Rapidement, de nouveaux cas de gales apparaissent, et deux cas de
tuberculose sont diagnostiqués par le Dr BOURIGAULT, qui
s’occupe de nouveau des nomades de La Forge.
Face à cette situation sanitaire, le préfet informe
le sous-préfet qu’il faut réagir. Il ne faut
pas que ce qui s’est passé au camp de La Forge lors
de l’hiver 1940-1941 se reproduise. Le sous-préfet
a deux choix : soit procéder à l’aménagement
de La Forge, soit faire transférer les nomades dans un autre
camp. Il opte pour la deuxième solution, décidant
de les envoyer à Montreuil-Bellay. Ce transfert doit avoir
lieu fin février 1942. Cependant, cela ne se fait pas, et
les nomades doivent continuer de vivre dans ce camp où aucun
aménagement n’est fait pour améliorer leur quotidien.
Des projets de fermeture à la fermeture définitive
D’autres projets visant à transférer certains
internés voient le jour dès octobre 1941. Ainsi, le
16 octobre, le Lieutenant propose de transférer les nomades
dans un autre camp. Les indésirables seraient alors envoyés
à La Forge, et il serait plus aisé de surveiller les
communistes, restés seuls à Choisel. Il propose de
nouveau ce projet en décembre 1941. Mais le sous-préfet
lui répond que cela n’est guère envisageable
pour l’heure.
Le Lieutenant trouve alors une autre solution, car il veut pouvoir
concentrer toute son attention sur les communistes : puisque les
nomades de La Forge ne peuvent être transférés
ailleurs, certains vont être libérés. Ainsi,
le 8 octobre 1941, quarante-sept sont libérés ; le
14 novembre, cent soixante-dix-sept ; et du 24 mars au 11 mai 1942,
entre soixante-dix et quatre-vingt personnes sont de nouveau libérées.
Grâce à ces libérations, les effectifs du camp
de La Forge ne cessent de diminuer : alors que quatre cent vingt-cinq
nomades sont présents au camp le 1er octobre 1941, il n’en
reste "que" deux cent soixante-deux le 16 avril. D’autres
internés, n‘obtenant pas leur libération, acceptent
de partir travailler en Allemagne : en avril 1942, vingt nomades
se portent ainsi volontaires.
Malgré tout, la baisse des effectifs ne permet pas de résoudre
les différents problèmes, et, selon les autorités
françaises, seul le transfert des nomades peut mettre fin
à cette situation. Le 16 avril, les autorités allemandes
ordonnent le transfert des communistes au camp de Voves.

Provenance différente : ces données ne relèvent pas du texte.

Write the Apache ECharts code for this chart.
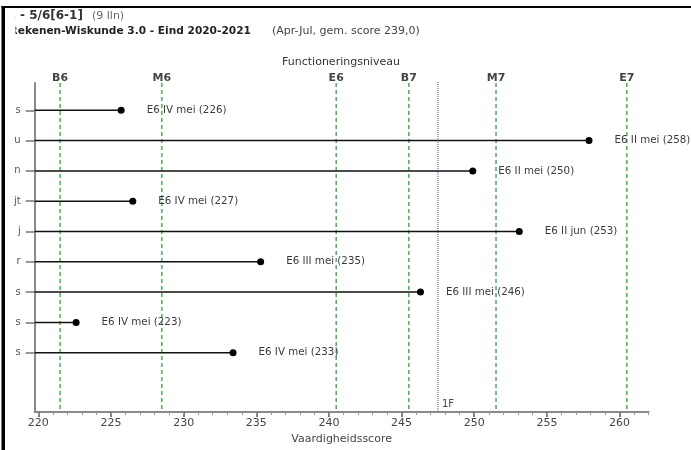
<!DOCTYPE html>
<html><head><meta charset="utf-8">
<script src="https://cdn.jsdelivr.net/npm/echarts@6/dist/echarts.min.js"></script>
<style>html,body{margin:0;padding:0;background:#fff}#c{width:691px;height:450px}</style>
</head><body><div id="c"></div>
<script>
// ---- data ----
const rowNames = ['s', 'u', 'n', 'jt', 'j', 'r', 's', 's', 's'];
const rowScores = [225.7, 257.9, 249.9, 226.5, 253.1, 235.3, 246.3, 222.6, 233.4];
const rowLevels = ['E6 IV mei', 'E6 II mei', 'E6 II mei', 'E6 IV mei', 'E6 II jun', 'E6 III mei', 'E6 III mei', 'E6 IV mei', 'E6 IV mei'];
const levelNames = ['B6', 'M6', 'E6', 'B7', 'M7', 'E7'];
const levelScores = [221.5, 228.5, 240.5, 245.5, 251.5, 260.5];
const refNames = ['1F'];
const refScores = [247.5];
const xTicks = [220, 225, 230, 235, 240, 245, 250, 255, 260];
const titleGroup = 's - 5/6[6-1]';
const titleCount = '(9 lln)';
const titleTest = 'Rekenen-Wiskunde 3.0 - Eind 2020-2021';
const titleInfo = '(Apr-Jul, gem. score 239,0)';
const levelAxisTitle = 'Functioneringsniveau';
const xAxisTitle = 'Vaardigheidsscore';

// ---- chart ----
const FONT = 'DejaVu Sans';
const X_MIN = 219.75, X_MAX = 262;
const Y_MIN = 0.1, Y_MAX = 10.96;
const rowIdx = rowScores.map((_, i) => i + 1);
const minorTicks = [];
for (let v = 220; v <= 262; v++) minorTicks.push(v);

const chart = echarts.init(document.getElementById('c'), null, {renderer: 'canvas'});
const option = {
  backgroundColor: '#fff',
  animation: false,
  textStyle: {fontFamily: FONT},
  grid: {left: 34.7, right: 42.4, top: 83, bottom: 34},
  xAxis: [{
    type: 'value', min: X_MIN, max: X_MAX,
    axisLine: {show: true, lineStyle: {color: '#8a8a8a', width: 2}},
    axisTick: {show: true, customValues: xTicks, length: 5, lineStyle: {color: '#555', width: 1.5}},
    axisLabel: {customValues: xTicks, fontSize: 11, color: '#444', fontFamily: FONT, margin: 6},
    splitLine: {show: false},
    name: xAxisTitle, nameLocation: 'middle', nameGap: 19,
    nameTextStyle: {fontSize: 11, color: '#444', fontFamily: FONT}
  }, {
    type: 'value', min: X_MIN, max: X_MAX, position: 'bottom',
    axisLine: {show: false},
    axisTick: {show: true, customValues: minorTicks, length: 3, lineStyle: {color: '#999', width: 1}},
    axisLabel: {show: false},
    splitLine: {show: false}
  }],
  yAxis: {
    type: 'value', inverse: true, min: Y_MIN, max: Y_MAX,
    axisLine: {show: true, lineStyle: {color: '#8a8a8a', width: 2}},
    axisTick: {show: true, customValues: rowIdx, length: 9, lineStyle: {color: '#777', width: 1.5}},
    axisLabel: {customValues: rowIdx, formatter: v => rowNames[Math.round(v) - 1] || '', fontSize: 10, color: '#555', fontFamily: FONT, margin: 14},
    splitLine: {show: false}
  },
  graphic: [
    {type: 'text', left: 8.7, top: 10, z: 10, style: {text: titleGroup, font: 'bold 12px "DejaVu Sans"', fill: '#333'}},
    {type: 'text', left: 92, top: 11, z: 10, style: {text: titleCount, font: '11px "DejaVu Sans"', fill: '#666'}},
    {type: 'text', left: 9.6, top: 26, z: 10, style: {text: titleTest, font: 'bold 10.6px "DejaVu Sans"', fill: '#222'}},
    {type: 'text', left: 272, top: 26, z: 10, style: {text: titleInfo, font: '11px "DejaVu Sans"', fill: '#444'}},
    {type: 'rect', shape: {x: 5, y: 8, width: 10.5, height: 36}, style: {fill: '#fff'}, z: 20},
    {type: 'text', x: 341, y: 62, z: 10, style: {text: levelAxisTitle, font: '11px "DejaVu Sans"', fill: '#333', textAlign: 'center', textVerticalAlign: 'middle'}},
    {type: 'rect', shape: {x: 1.5, y: 6, width: 3.5, height: 444}, style: {fill: '#000'}, z: 30},
    {type: 'rect', shape: {x: 1.5, y: 6, width: 690, height: 2}, style: {fill: '#000'}, z: 30}
  ],
  series: [
    {
      type: 'custom', name: 'levels', clip: false, z: 1,
      data: levelScores.map((v, i) => [v, i]),
      renderItem: (params, api) => {
        const v = api.value(0);
        const top = api.coord([v, Y_MIN]);
        const bot = api.coord([v, Y_MAX]);
        return {type: 'group', children: [
          {type: 'line', shape: {x1: top[0], y1: top[1], x2: bot[0], y2: bot[1]},
           style: {stroke: '#4caf50', lineWidth: 1.5, lineDash: [4, 3]}},
          {type: 'text', x: top[0], y: top[1] + 1,
           style: {text: levelNames[api.value(1)], font: 'bold 11px "DejaVu Sans"', fill: '#444', textAlign: 'center', textVerticalAlign: 'bottom'}}
        ]};
      }
    },
    {
      type: 'custom', name: 'ref', clip: false, z: 1,
      data: refScores.map((v, i) => [v, i]),
      renderItem: (params, api) => {
        const v = api.value(0);
        const top = api.coord([v, Y_MIN - 0.03]);
        const bot = api.coord([v, Y_MAX]);
        return {type: 'group', children: [
          {type: 'line', shape: {x1: top[0], y1: top[1], x2: bot[0], y2: bot[1]},
           style: {stroke: '#4a4acc', lineWidth: 1, lineDash: [1, 1]}},
          {type: 'text', x: bot[0] + 4, y: bot[1] - 3,
           style: {text: refNames[api.value(1)], font: '10px "DejaVu Sans"', fill: '#444', textAlign: 'left', textVerticalAlign: 'bottom'}}
        ]};
      }
    },
    {
      type: 'custom', name: 'rows', clip: false, z: 2,
      data: rowScores.map((v, i) => [v, i + 1]),
      renderItem: (params, api) => {
        const p0 = api.coord([X_MIN, api.value(1)]);
        const p1 = api.coord([api.value(0), api.value(1)]);
        return {type: 'line', shape: {x1: p0[0], y1: p0[1], x2: p1[0], y2: p1[1]},
                style: {stroke: '#111', lineWidth: 1.5}};
      }
    },
    {
      type: 'scatter', name: 'scores', z: 3,
      data: rowScores.map((v, i) => [v, i + 1]),
      symbol: 'circle', symbolSize: 7,
      itemStyle: {color: '#000', opacity: 1},
      label: {
        show: true, position: 'right', distance: 22,
        formatter: p => rowLevels[p.dataIndex] + ' (' + Math.round(p.value[0]) + ')',
        fontSize: 10.3, color: '#3a3a3a', fontFamily: FONT
      }
    }
  ]
};
chart.setOption(option);
</script>
</body></html>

Celui des
autres catégories d’internés est décidé
à la fin de ce même mois. Tous les transferts doivent
avoir lieu avant le 15 mai 1942. C’est chose faite. Le 1er
mai, vingt-neuf indésirables hommes partent pour Rouillé
; le 4, six juifs pour Pithiviers ; le 7, quatre cent vingt-quatre
politiques hommes pour Voves ; le 9, trente « marchés
noirs » hommes pour Gaillon ; le 11, quatre-vingt-douze politiques
et indésirables femmes pour Aincourt ; et, le 13, deux cent
cinquante-sept nomades pour Mulsanne. Les nomades sont les derniers
à quitter le camp. Après leur départ, les camps
de La Forge et de Choisel sont fermés.